Notice, however, that the documentation does not say what happens if you pass in invalid data. Does it return a negative number? Raise an error condition of some kind? Return Napoleon’s birthday? Who freaking knows! I’d try to find out empirically, but my online PHP shell has actually disabled this function for vague “security reasons.”

So again, let’s risk heart attack and check out the source code which has not been modified in eleven years.

Zero is returned when the input date is detected as invalid or out of the supported range. The return values will be > 0 for all valid, supported dates, but there are some invalid dates that will return a positive value. To verify that a date is valid, convert it to SDN and then back and compare with the original.

… I’m not even going to snark about that.

Anticipating hate mail from exactly one history professor in France who’s been using this for eleven years and doesn’t want to have to reimplement this.

Oct 7

The documentation clearly says raptors.

From the comment section of the documentation on exceptions:

To continue the execution code after throw new Exception, goto operator can be used, like this:

<?php
try {
    echo 'one';
    throw new Exception('-error-'); a:
    echo 'two';
} catch (Exception $e) {
    echo $e->getMessage();
    goto a;
}
//output: one-error-two
?>

AAAAAAAAA - hang on, when did PHP get goto? 5.3? All right then - AAAAAAH WHAT ARE YOU DOING.

Now before you send me hatemail, I’m an asm programmer and I actually like goto, in the proper context. It’s probably a good thing PHP didn’t have goto back in the 4.2 days when I was learning, or I would have thought ‘twas the neatest thing and used it everywhere. PHP’s goto apparently has some restrictions on what sort of scopes you can jump between, which is a good thing.

Apparently, jumping from a catch block into the middle of a try block is not one of these restrictions.

I’m on vacation right now, and I’ve been using this online thingie to test the PHP snippets I’ve been posting about. I just noticed it’s actually still on PHP 5.2, so I haven’t gotten to witness this executing - but I will take it on faith that it works.

Try-catch is one of the most structured concepts there is in programming, and goto is the sworn enemy of that. If you want to make sure that the next thing after an exceptable line in a try block always executes, don’t put it in the same try block! Just put it bare after the try/catch or, if it’s also exceptable, in another try block. (I feel like “exceptable” may not be the scientific term.) Obviously the example in the comment is a proof-of-concept, but you are going to get yourself into trouble so fast like this, unknown commenter. Do not trifle with the gods of program control flow, for they are subtle and quick to segfault. (Normally I wouldn’t worry about segfaulting in an interpreted language, but, well, PHP. It happens.)

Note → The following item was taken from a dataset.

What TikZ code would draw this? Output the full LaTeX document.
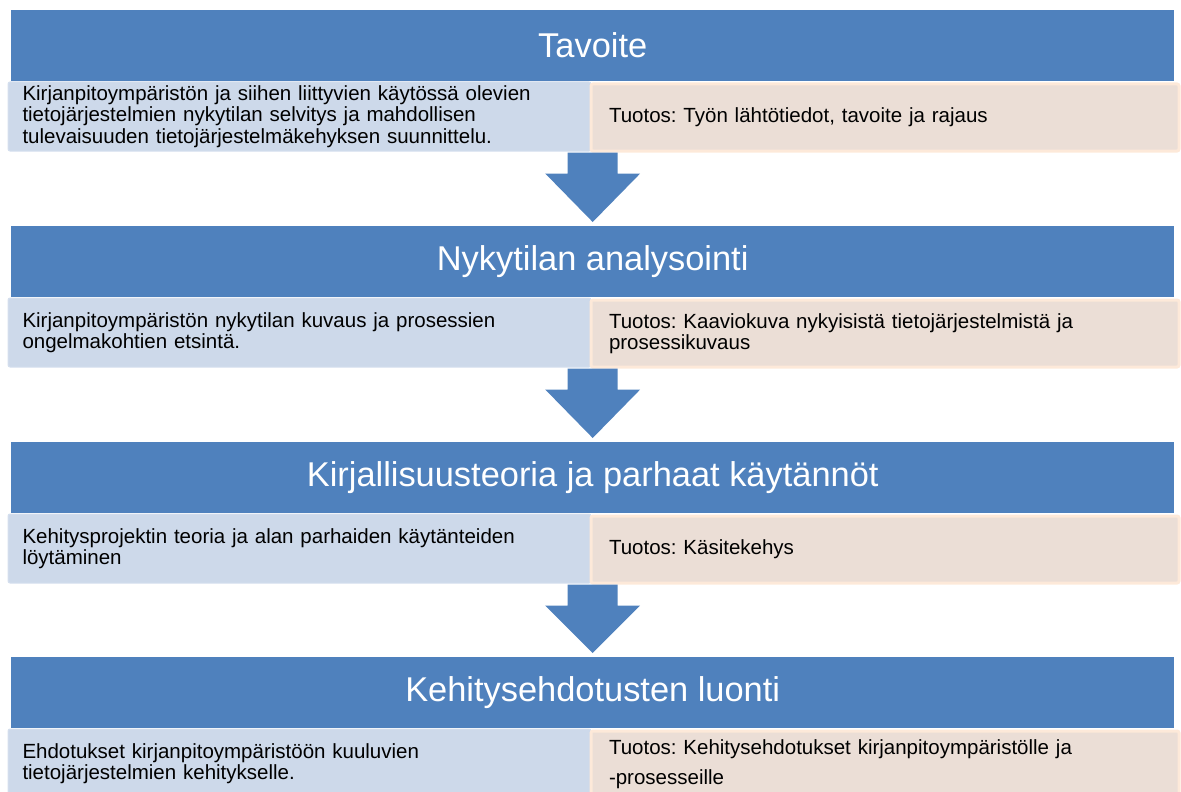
\documentclass[tikz,border=0pt]{standalone}
\usepackage{fontspec}
\setmainfont{Liberation Sans}
\usetikzlibrary{calc}
\frenchspacing

\definecolor{headblue}{HTML}{4F81BD}
\definecolor{goalfill}{HTML}{CDD9EA}
\definecolor{goalline}{HTML}{D5DFEE}
\definecolor{outfill}{HTML}{EBDED6}
\definecolor{outline}{HTML}{FDE9D9}

\begin{document}
\begin{tikzpicture}[x=1pt,y=-1pt,
	head/.style={fill=headblue, text=white, anchor=north west, inner sep=0pt,
		minimum width=1163pt, minimum height=71pt, font=\fontsize{34.4}{40}\selectfont},
	goal/.style={fill=goalfill, draw=goalline, line width=1pt, rounded corners=2pt,
		anchor=north west, inner xsep=14.5pt, inner ysep=0pt, text width=554pt,
		minimum height=69pt, align=left, font=\fontsize{20.5}{21.5}\selectfont},
	result/.style={fill=outfill, draw=outline, line width=3pt, rounded corners=2pt,
		anchor=north west, inner xsep=18pt, inner ysep=0pt, text width=552pt,
		minimum height=67pt, align=left, font=\fontsize{20.5}{21.5}\selectfont}]

	\useasboundingbox (0,0) rectangle (1181,792);
	\clip (0,0) rectangle (1181,792);

	\node[head] (h1) at (11,10) {Tavoite};
	\node[goal] (l1) at (7.5,81.5) {Kirjanpitoympäristön ja siihen liittyvien käytössä olevien\\
		tietojärjestelmien nykytilan selvitys ja mahdollisen\\
		tulevaisuuden tietojärjestelmäkehyksen suunnittelu.};
	\node[result] (r1) at (589.5,82.5) {Tuotos: Työn lähtötiedot, tavoite ja rajaus};

	\node[head] (h2) at (11,226) {Nykytilan analysointi};
	\node[goal] (l2) at (7.5,297.5) {Kirjanpitoympäristön nykytilan kuvaus ja prosessien\\
		ongelmakohtien etsintä.};
	\node[result] (r2) at (589.5,298.5) {Tuotos: Kaaviokuva nykyisistä tietojärjestelmistä ja\\
		prosessikuvaus};

	\node[head] (h3) at (11,442) {Kirjallisuusteoria ja parhaat käytännöt};
	\node[goal] (l3) at (7.5,513.5) {Kehitysprojektin teoria ja alan parhaiden käytänteiden\\
		löytäminen};
	\node[result] (r3) at (589.5,514.5) {Tuotos: Käsitekehys};

	\node[head] (h4) at (11,657) {Kehitysehdotusten luonti};
	\node[goal] (l4) at (7.5,728.5) {Ehdotukset kirjanpitoympäristöön kuuluvien\\
		tietojärjestelmien kehitykselle.};
	\node[result, font=\fontsize{20.5}{30}\selectfont] (r4) at (589.5,729.5) {Tuotos: Kehitysehdotukset kirjanpitoympäristölle ja\\
		-prosesseille};

	% block arrows between the steps
	\foreach \a/\b in {1/2, 2/3, 3/4}{
		\coordinate (s\a) at (h\a.south |- l\a.south);
		\coordinate (t\a) at ($(h\b.north)+(0,-4)$);
		\fill[headblue] ($(s\a)+(-25,1)$) -- ($(s\a)+(-25,22)$) -- ($(s\a)+(-47.5,22)$)
			-- (t\a) -- ($(s\a)+(47.5,22)$) -- ($(s\a)+(25,22)$) -- ($(s\a)+(25,1)$) -- cycle;
	}

\end{tikzpicture}
\end{document}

Let me put on my security auditor hat. When you use goto to defeat control flow, you are making it a lot freaking harder to verify the correctness of your program. Terrible, wicked bugs will hide in the nooks and crannies of your supposed cunning to devour you. More importantly, your auditor will go looking for her murderin’ axe that she keeps in that closet you’re not allowed to open.

And if you’re still not convinced, if you check the documentation on goto, it clearly says beneath the examples that if you actually use this feature, you will be eaten by raptors. (Who approved this for mainline?!)

Oct 6

Two’s complewhat

I continued reading the comments on the bizarre dechex conversion function which works on an “unsigned int” type that doesn’t actually exist in PHP. It says that negative signed numbers shall be treated as unsigned.

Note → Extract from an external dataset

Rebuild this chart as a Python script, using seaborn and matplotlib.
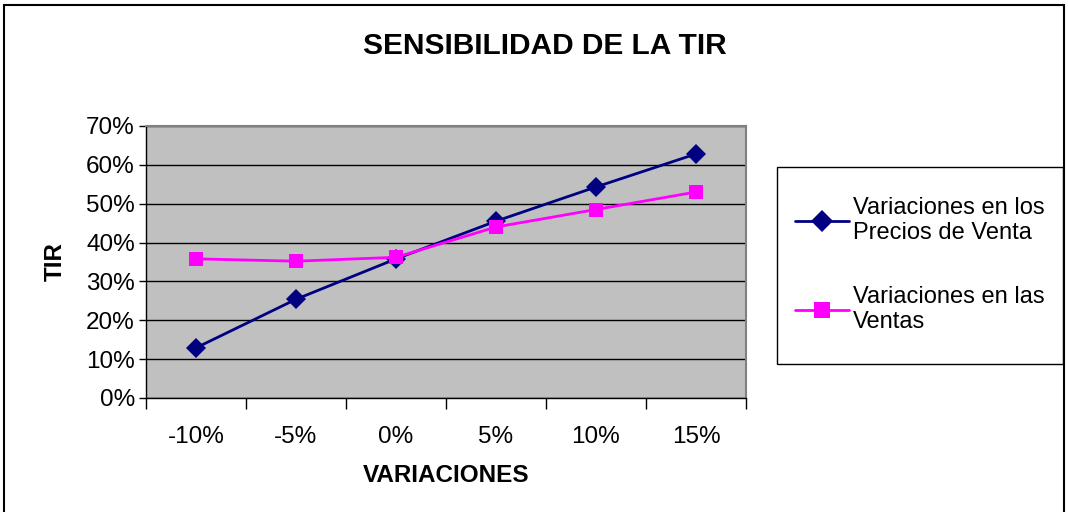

Someone took this to mean it creates incorrect results for negative numbers and tried to roll their own which could produce the negative hex representations of negative integers. Ignore the fact that it doesn’t prepend 0x to the output as neither does dechex().

function dec_to_hex($dec) 
{ 
    $sign = ""; // suppress errors 
    if( $dec < 0){ $sign = "-"; $dec = abs($dec); } 

/* ... an array-index based algorithm goes here */
    
    return $sign . $h; 
} 

If you pass 256, you get the output 100. If you pass -256, you get the output… -100. With the literal unary operator.

This opens an interesting question about what maketh a negative number. In a purely abstract mathematical sense, slapping a negative sign on a positive number is “correct” in any base. But this is computer programming, and hexadecimal is special, because we use it to map directly to literal bit values whereas decimal is an abstraction.

Assuming we add the 0x prefix (after the unary dash) to make real hexadecimal number tokens out of these results, we can do math like this: 257 + -0x100 returns 1 as expected. This is because PHP is taking the unary operator and doing a two’s complement negation of 0x100 at runtime. -0x100 is not the actual hex representation of -256, it is an expression that evaluates to it. It’s like returning the string “2 + 3” and saying you’ve returned “5”. Only… sort of.

The actual negation of 0x100 is 0xFFFFFF00 on 32-bit or 0xFFFFFFFFFFFFFF00 on 64-bit (note the lack of negative signs). If you are unsure where all those F’s came from, check out two’s complement representation. Honestly, this is a very complex subject and I don’t blame beginner programmers, or ones who have only ever dealt with scripting languages, for falling down on this.

Here’s the thing, though. If you call dechex(-256), you will get 0xFFFFFF00, the correct result, even though the documentation explicitly warns that it coerces input to be unsigned. When you understand why, you have achieved binary representation nirvana.

I did not understand hexadecimal, binary, signed and unsigned, and casting - all concepts which PHP exposes but does not handle very gracefully - until PHP stopped being my only programming language. And that’s your PSA for the day.